Securing power lines for lanners

Electrocution: a threat to the lanner

Electrocution is one of the causes of mortality for many bird species, especially large birds of prey and vultures. It happens when a flying or perching bird touches both a live part and a conductive part of the pylon.

A pylon in open areas can be a convenient perch: it is ideal for resting, hunting or even to build a nest on. The large wingspan of some birds of prey, herons and storks makes such bird groups more at risk of electrocution, particularly during take-off and landing.

However, good planning and design can drastically reduce the impact that electrical infrastructure has on biodiversity (link). Within the 7 conservation actions planned in our LIFE Lanner project, action C3 is aimed at mitigating this impact for the lanner.

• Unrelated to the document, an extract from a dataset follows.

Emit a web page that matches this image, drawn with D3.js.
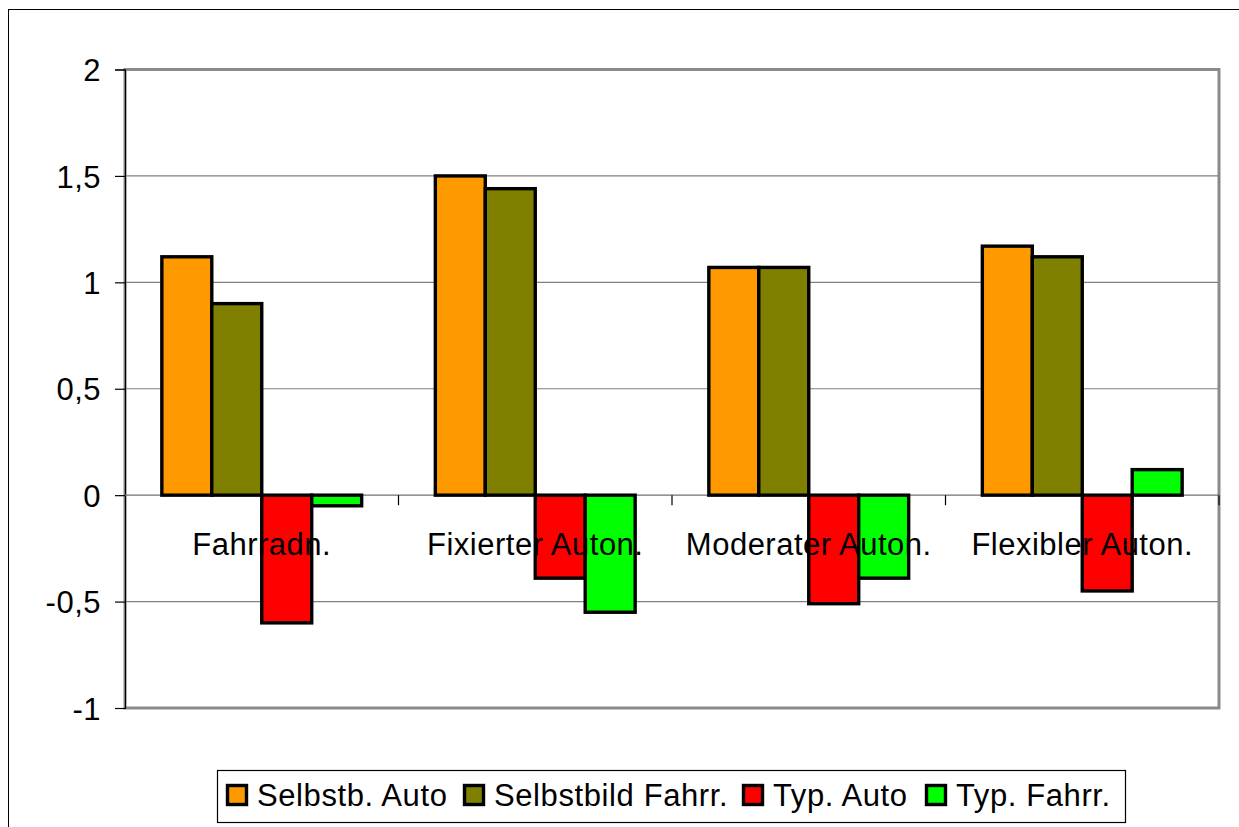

To this end, our partner E-distribuzione has intervened in some areas of the Viterbo hinterland, specifically in the Lake Vico Regional Nature Reserve and within the Natural Regional Park of Marturanum. E-Distribuzione inspected the relevant areas together with the staff of the Lazio Region involved in the LIFE Lanner, and pinpointed over a hundred pylons for which intervention is needed.

Our progress so far

As of today, 83 medium voltage pylons have been secured (about 6 kilometers of power line) in the Vico area, and 44 pylons in Marturanum. We plan to identify a further 50 supports in the near future in areas yet to be defined.

The work consisted in the insulation of bare conductors close to the pylons. A special anti-shock silicone sheath covered in insulating tape was used. The contractor responsible for the work followed the instructions and procedures indicated by E-distribuzione in their “Handbook for mitigating the risk of electrocution in birds”.

A small percentage of a power line pylons can be responsible for a large share of bird mortality, so the identification of the points on which to act is essential for conservation success. Furthermore, securing lines in the vicinity of hacking boxes is critical to protect the young lanners released as part of the project, who are still inexperienced in flight.

Good news for all biodiversity in the area

Of course, the lanner is not the only species that will benefit from the securing of power lines in the area. This concrete conservation action is essential to increase the chances of successful reintroduction planned by the project. On top of that, all other flying species can take advantage of a safer environment.